What I noticed, standing in Place M for the first time with the work installed, was how the room itself extended the logic of the project. The gallery has the quality of a slightly compressed space, which made the vertical prints feel taller, more monumental. The sequencing had a different feeling at full scale: slower, more deliberate, the gaps between images wider and more considered. And I hope that the audience can drift through it, as gourds on a river, as Asai Ryoi put it in the 17th century, and pay attention while doing so.
The Book
The exhibition was accompanied by The Floating World (dummy IV, 2025): 120 pages, 58 photographs, 12.7" × 9.5", sewn hardcover with jacket.

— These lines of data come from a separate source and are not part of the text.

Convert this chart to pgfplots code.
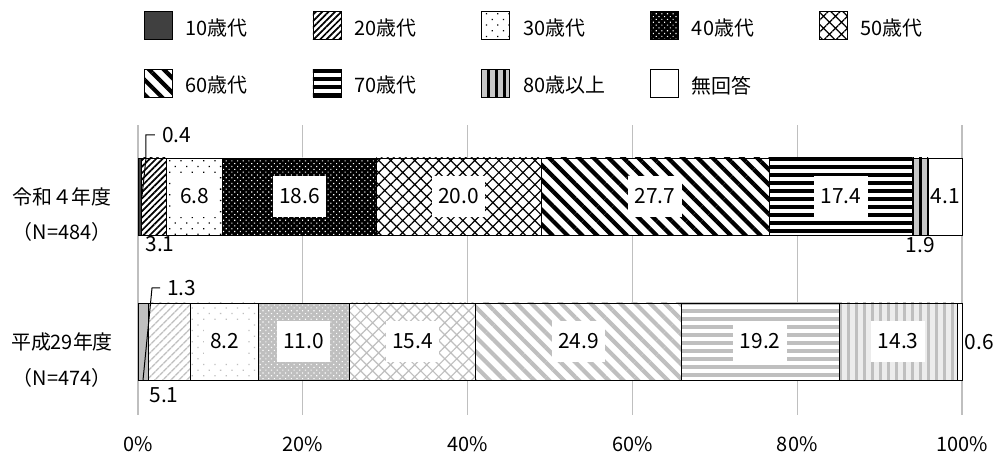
\documentclass[border=0pt]{standalone}
\usepackage{fontspec}
\setmainfont{Noto Sans CJK JP}
\usepackage{pgfplots}
\pgfplotsset{compat=1.18}
\usetikzlibrary{patterns,patterns.meta}
\definecolor{dk}{HTML}{404040}
\definecolor{lg}{HTML}{BFBFBF}
\definecolor{gridc}{HTML}{BFBFBF}
\tikzset{
  vlab/.style={fill=white, inner xsep=6.5bp, inner ysep=13bp, font=\fontsize{21}{24}\selectfont},
  vplain/.style={inner sep=0pt, font=\fontsize{21}{24}\selectfont},
}
\pgfplotsset{
  seg/.style={draw=black, line width=0.8bp},
  common/.style={
    at={(0,0)}, anchor=south west, scale only axis,
    width=824bp, height=290bp,
    xmin=0, xmax=100, ymin=0, ymax=290,
    xbar stacked, bar width=77bp, clip=false,
  }
}
\begin{document}
\begin{tikzpicture}[font=\fontsize{20}{24}\selectfont]
\path[use as bounding box] (-138bp,-40bp) rectangle (860bp,415bp);
\begin{axis}[common,
  axis line style={draw=none},
  major tick length=0pt,
  xtick={0,20,40,60,80,100},
  xticklabels={0\%,20\%,40\%,60\%,80\%,100\%},
  xticklabel style={font=\fontsize{20}{24}\selectfont, yshift=-18bp},
  ytick=\empty,
  xmajorgrids,
  grid style={gridc, line width=1.2bp},
  legend columns=5,
  legend image code/.code={\draw[#1] (0bp,-12bp) rectangle (28bp,16bp);},
  legend style={draw=none, fill=none, inner sep=0pt, outer sep=0pt,
    at={(axis description cs:0.007,1.393)}, anchor=north west,
    font=\fontsize{20}{24}\selectfont,
    row sep=29bp,
    nodes={inner sep=0pt},
    /tikz/every odd column/.append style={column sep=13bp},
    /tikz/every even column/.append style={text width=120bp, align=left, column sep=7bp},
  },
]
\addplot[seg, fill=dk] coordinates {(0.4,218.5)};
\addplot[seg, preaction={fill=white}, pattern={Lines[angle=45,distance=4.5bp,line width=1.7bp]}, pattern color=black] coordinates {(3.1,218.5)};
\addplot[seg, preaction={fill=white}, pattern={Dots[angle=45,distance=8bp,radius=0.9bp]}, pattern color=black] coordinates {(6.8,218.5)};
\addplot[seg, preaction={fill=black}, pattern={Dots[angle=45,distance=4bp,radius=0.8bp]}, pattern color=white] coordinates {(18.6,218.5)};
\addplot[seg, preaction={fill=white}, pattern={Hatch[angle=45,distance=8.5bp,line width=1.2bp]}, pattern color=black] coordinates {(20.0,218.5)};
\addplot[seg, preaction={fill=white}, pattern={Lines[angle=-45,distance=10.5bp,line width=4.2bp]}, pattern color=black] coordinates {(27.7,218.5)};
\addplot[seg, preaction={fill=white}, pattern={Lines[angle=0,distance=8bp,line width=3.5bp]}, pattern color=black] coordinates {(17.4,218.5)};
\addplot[seg, preaction={fill=gray!45}, pattern={Lines[angle=90,distance=8bp,line width=3bp]}, pattern color=black] coordinates {(1.9,218.5)};
\addplot[seg, fill=white] coordinates {(4.1,218.5)};
\legend{10歳代,20歳代,30歳代,40歳代,50歳代,60歳代,70歳代,80歳以上,無回答}
% category labels
\node[xshift=-76bp] at (axis cs:0,218) {令和４年度};
\node[xshift=-76bp] at (axis cs:0,183) {（N=484）};
\node[xshift=-76bp] at (axis cs:0,73) {平成29年度};
\node[xshift=-76bp] at (axis cs:0,37) {（N=474）};
\end{axis}
\begin{axis}[common, hide axis]
\addplot[seg, fill=lg] coordinates {(1.3,73.5)};
\addplot[seg, preaction={fill=white}, pattern={Lines[angle=45,distance=6bp,line width=1.8bp]}, pattern color=lg] coordinates {(5.1,73.5)};
\addplot[seg, preaction={fill=white}, pattern={Dots[angle=45,distance=8bp,radius=0.9bp]}, pattern color=lg] coordinates {(8.2,73.5)};
\addplot[seg, preaction={fill=lg}, pattern={Dots[angle=45,distance=4bp,radius=0.8bp]}, pattern color=white] coordinates {(11.0,73.5)};
\addplot[seg, preaction={fill=white}, pattern={Hatch[angle=45,distance=8.5bp,line width=1.2bp]}, pattern color=lg] coordinates {(15.4,73.5)};
\addplot[seg, preaction={fill=white}, pattern={Lines[angle=-45,distance=10.5bp,line width=4.2bp]}, pattern color=lg] coordinates {(24.9,73.5)};
\addplot[seg, preaction={fill=white}, pattern={Lines[angle=0,distance=8bp,line width=3.5bp]}, pattern color=lg] coordinates {(19.2,73.5)};
\addplot[seg, preaction={fill=gray!15}, pattern={Lines[angle=90,distance=8bp,line width=3bp]}, pattern color=lg] coordinates {(14.3,73.5)};
\addplot[seg, fill=white] coordinates {(0.6,73.5)};
\end{axis}
\begin{axis}[at={(0,0)}, anchor=south west, scale only axis,
    width=824bp, height=290bp,
    xmin=0, xmax=100, ymin=0, ymax=290, clip=false, hide axis]
% labels top bar
\node[vlab] at (axis cs:6.9,218.5) {6.8};
\node[vlab] at (axis cs:19.6,218.5) {18.6};
\node[vlab] at (axis cs:38.9,218.5) {20.0};
\node[vlab] at (axis cs:62.75,218.5) {27.7};
\node[vlab] at (axis cs:85.3,218.5) {17.4};
\node[vplain] at (axis cs:97.95,218.5) {4.1};
\node[vplain] at (axis cs:2.67,171) {3.1};
\node[vplain] at (axis cs:94.95,170) {1.9};
\draw[line width=1bp] (axis cs:0.49,219) -- (axis cs:0.97,257) -- (axis cs:0.97,280) -- (axis cs:2.06,280);
\node[vplain, anchor=west] at (axis cs:2.9,280) {0.4};
% labels bottom bar
\node[vlab] at (axis cs:10.5,73.5) {8.2};
\node[vlab] at (axis cs:20.1,73.5) {11.0};
\node[vlab] at (axis cs:33.3,73.5) {15.4};
\node[vlab] at (axis cs:53.45,73.5) {24.9};
\node[vlab] at (axis cs:75.5,73.5) {19.2};
\node[vlab] at (axis cs:92.25,73.5) {14.3};
\node[vplain, anchor=west] at (axis cs:100.3,73) {0.6};
\node[vplain] at (axis cs:3.16,20) {5.1};
\draw[line width=1bp] (axis cs:0.61,35) -- (axis cs:1.70,127) -- (axis cs:2.67,127);
\node[vplain, anchor=west] at (axis cs:3.5,127) {1.3};
\end{axis}
\end{tikzpicture}
\end{document}
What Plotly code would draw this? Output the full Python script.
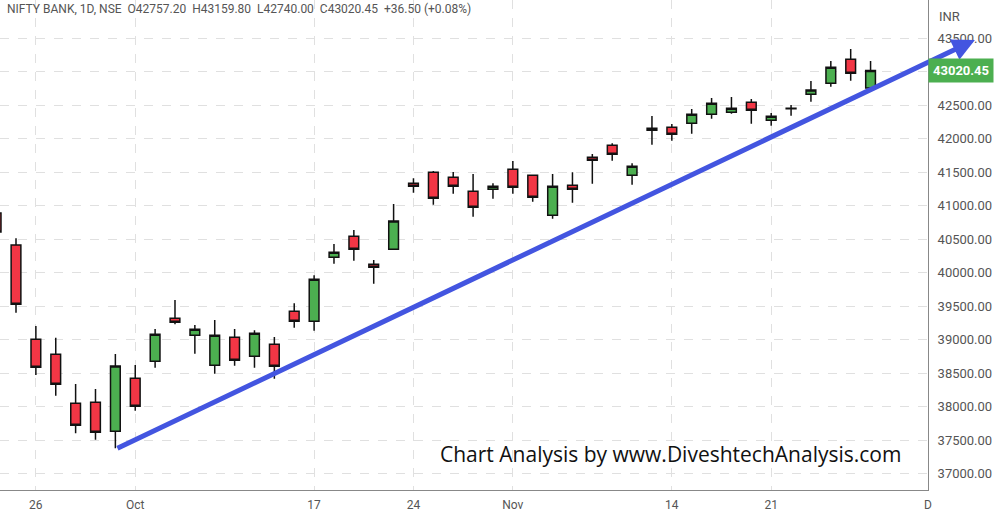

The photobook is the form I care about most. It sets the context, controls the unfolding of a sequence, and offers something tactile that a wall cannot. But the wall does something the book cannot: it makes the images public in a different sense. They take up space in a room that other people inhabit.
A Note on Tokyo
During the exhibition period, when not using the opportunity presented by one of the cultural capitals of the world to consume as much art as I possibly can, I walk. Not with the intent of photographing, I feel that would be arrogant to arrive as a visitor for a couple of weeks and try to say something meaningful in a place with this dense photographic history.
Walking the streets, I kept returning to the same feeling that runs through this project: the sense that the floating world is not historical. It is not something that happened in Edo. It is the present moment, continuously. All of it passing, and all of it, in passing, briefly radiant. Ukiyo. Sorrowful world. Floating world. Both, always, at once.
I'm grateful to Place M and to Seto-san for giving this work a home in exactly the right city. And I'm grateful to everyone who helped hang the exhibition or came through the door during these two weeks in February and sat with these images long enough to feel the weight of what floats inside them.